What is required – Drop the pictures, then extract the listing word for word.

____________________

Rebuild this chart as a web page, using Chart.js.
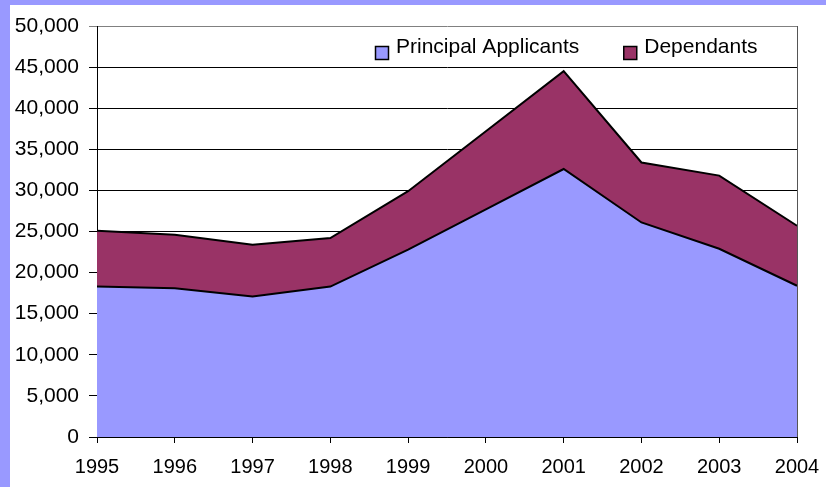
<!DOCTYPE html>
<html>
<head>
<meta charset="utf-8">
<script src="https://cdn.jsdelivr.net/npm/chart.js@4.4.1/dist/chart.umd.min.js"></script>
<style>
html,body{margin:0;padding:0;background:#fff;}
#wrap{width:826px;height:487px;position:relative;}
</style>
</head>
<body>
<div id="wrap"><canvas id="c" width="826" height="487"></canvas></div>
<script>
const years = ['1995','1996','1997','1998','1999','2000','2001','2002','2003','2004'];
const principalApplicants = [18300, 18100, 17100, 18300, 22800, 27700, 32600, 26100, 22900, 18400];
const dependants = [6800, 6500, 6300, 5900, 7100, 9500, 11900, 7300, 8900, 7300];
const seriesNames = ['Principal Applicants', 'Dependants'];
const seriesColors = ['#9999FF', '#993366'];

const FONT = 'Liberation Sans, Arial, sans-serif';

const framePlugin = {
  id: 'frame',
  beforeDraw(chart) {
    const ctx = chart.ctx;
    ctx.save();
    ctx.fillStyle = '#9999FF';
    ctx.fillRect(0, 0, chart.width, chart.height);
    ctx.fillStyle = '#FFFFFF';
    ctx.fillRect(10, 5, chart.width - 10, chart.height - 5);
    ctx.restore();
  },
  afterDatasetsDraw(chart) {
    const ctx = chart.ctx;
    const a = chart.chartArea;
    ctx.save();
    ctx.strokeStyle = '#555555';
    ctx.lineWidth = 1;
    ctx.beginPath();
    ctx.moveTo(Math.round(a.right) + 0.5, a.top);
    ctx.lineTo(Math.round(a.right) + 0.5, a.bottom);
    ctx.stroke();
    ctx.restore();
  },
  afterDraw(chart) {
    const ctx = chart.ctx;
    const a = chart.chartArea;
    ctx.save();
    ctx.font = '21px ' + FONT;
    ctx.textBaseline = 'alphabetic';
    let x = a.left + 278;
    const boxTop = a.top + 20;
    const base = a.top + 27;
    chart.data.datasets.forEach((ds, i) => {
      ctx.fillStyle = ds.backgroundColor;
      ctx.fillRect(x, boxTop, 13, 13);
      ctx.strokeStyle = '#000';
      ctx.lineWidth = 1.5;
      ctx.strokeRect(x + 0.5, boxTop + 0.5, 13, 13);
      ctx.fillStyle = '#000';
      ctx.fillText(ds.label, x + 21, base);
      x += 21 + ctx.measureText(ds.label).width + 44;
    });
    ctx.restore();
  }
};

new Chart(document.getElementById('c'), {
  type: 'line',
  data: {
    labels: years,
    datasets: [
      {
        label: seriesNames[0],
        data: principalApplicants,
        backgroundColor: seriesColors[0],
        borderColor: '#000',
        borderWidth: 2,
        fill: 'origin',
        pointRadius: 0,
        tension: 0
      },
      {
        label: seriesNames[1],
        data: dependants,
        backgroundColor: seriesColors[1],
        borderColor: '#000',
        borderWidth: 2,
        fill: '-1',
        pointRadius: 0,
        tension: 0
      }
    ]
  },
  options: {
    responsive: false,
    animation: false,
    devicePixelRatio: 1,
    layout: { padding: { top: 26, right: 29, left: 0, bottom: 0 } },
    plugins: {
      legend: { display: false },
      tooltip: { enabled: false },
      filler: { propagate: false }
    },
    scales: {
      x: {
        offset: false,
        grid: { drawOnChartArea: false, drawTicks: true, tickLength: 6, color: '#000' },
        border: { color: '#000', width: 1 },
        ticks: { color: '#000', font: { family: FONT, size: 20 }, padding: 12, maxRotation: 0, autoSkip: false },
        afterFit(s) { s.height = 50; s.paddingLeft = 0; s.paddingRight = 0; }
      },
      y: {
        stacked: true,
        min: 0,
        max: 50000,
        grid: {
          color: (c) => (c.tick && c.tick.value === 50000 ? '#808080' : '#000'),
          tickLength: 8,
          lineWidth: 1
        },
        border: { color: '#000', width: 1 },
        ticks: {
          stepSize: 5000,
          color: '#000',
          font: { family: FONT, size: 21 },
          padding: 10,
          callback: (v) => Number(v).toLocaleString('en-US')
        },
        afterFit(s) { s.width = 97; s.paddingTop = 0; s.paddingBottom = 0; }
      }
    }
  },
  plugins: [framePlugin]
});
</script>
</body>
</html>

____________________

Reply –
Rebuild this chart as a web page, using Chart.js.
<!DOCTYPE html>
<html>
<head>
<meta charset="utf-8">
<script src="https://cdn.jsdelivr.net/npm/chart.js@4.4.1/dist/chart.umd.min.js"></script>
<style>
html,body{margin:0;padding:0;background:#fff;}
#wrap{width:826px;height:487px;position:relative;}
</style>
</head>
<body>
<div id="wrap"><canvas id="c" width="826" height="487"></canvas></div>
<script>
const years = ['1995','1996','1997','1998','1999','2000','2001','2002','2003','2004'];
const principalApplicants = [18300, 18100, 17100, 18300, 22800, 27700, 32600, 26100, 22900, 18400];
const dependants = [6800, 6500, 6300, 5900, 7100, 9500, 11900, 7300, 8900, 7300];
const seriesNames = ['Principal Applicants', 'Dependants'];
const seriesColors = ['#9999FF', '#993366'];

const FONT = 'Liberation Sans, Arial, sans-serif';

const framePlugin = {
  id: 'frame',
  beforeDraw(chart) {
    const ctx = chart.ctx;
    ctx.save();
    ctx.fillStyle = '#9999FF';
    ctx.fillRect(0, 0, chart.width, chart.height);
    ctx.fillStyle = '#FFFFFF';
    ctx.fillRect(10, 5, chart.width - 10, chart.height - 5);
    ctx.restore();
  },
  afterDatasetsDraw(chart) {
    const ctx = chart.ctx;
    const a = chart.chartArea;
    ctx.save();
    ctx.strokeStyle = '#555555';
    ctx.lineWidth = 1;
    ctx.beginPath();
    ctx.moveTo(Math.round(a.right) + 0.5, a.top);
    ctx.lineTo(Math.round(a.right) + 0.5, a.bottom);
    ctx.stroke();
    ctx.restore();
  },
  afterDraw(chart) {
    const ctx = chart.ctx;
    const a = chart.chartArea;
    ctx.save();
    ctx.font = '21px ' + FONT;
    ctx.textBaseline = 'alphabetic';
    let x = a.left + 278;
    const boxTop = a.top + 20;
    const base = a.top + 27;
    chart.data.datasets.forEach((ds, i) => {
      ctx.fillStyle = ds.backgroundColor;
      ctx.fillRect(x, boxTop, 13, 13);
      ctx.strokeStyle = '#000';
      ctx.lineWidth = 1.5;
      ctx.strokeRect(x + 0.5, boxTop + 0.5, 13, 13);
      ctx.fillStyle = '#000';
      ctx.fillText(ds.label, x + 21, base);
      x += 21 + ctx.measureText(ds.label).width + 44;
    });
    ctx.restore();
  }
};

new Chart(document.getElementById('c'), {
  type: 'line',
  data: {
    labels: years,
    datasets: [
      {
        label: seriesNames[0],
        data: principalApplicants,
        backgroundColor: seriesColors[0],
        borderColor: '#000',
        borderWidth: 2,
        fill: 'origin',
        pointRadius: 0,
        tension: 0
      },
      {
        label: seriesNames[1],
        data: dependants,
        backgroundColor: seriesColors[1],
        borderColor: '#000',
        borderWidth: 2,
        fill: '-1',
        pointRadius: 0,
        tension: 0
      }
    ]
  },
  options: {
    responsive: false,
    animation: false,
    devicePixelRatio: 1,
    layout: { padding: { top: 26, right: 29, left: 0, bottom: 0 } },
    plugins: {
      legend: { display: false },
      tooltip: { enabled: false },
      filler: { propagate: false }
    },
    scales: {
      x: {
        offset: false,
        grid: { drawOnChartArea: false, drawTicks: true, tickLength: 6, color: '#000' },
        border: { color: '#000', width: 1 },
        ticks: { color: '#000', font: { family: FONT, size: 20 }, padding: 12, maxRotation: 0, autoSkip: false },
        afterFit(s) { s.height = 50; s.paddingLeft = 0; s.paddingRight = 0; }
      },
      y: {
        stacked: true,
        min: 0,
        max: 50000,
        grid: {
          color: (c) => (c.tick && c.tick.value === 50000 ? '#808080' : '#000'),
          tickLength: 8,
          lineWidth: 1
        },
        border: { color: '#000', width: 1 },
        ticks: {
          stepSize: 5000,
          color: '#000',
          font: { family: FONT, size: 21 },
          padding: 10,
          callback: (v) => Number(v).toLocaleString('en-US')
        },
        afterFit(s) { s.width = 97; s.paddingTop = 0; s.paddingBottom = 0; }
      }
    }
  },
  plugins: [framePlugin]
});
</script>
</body>
</html>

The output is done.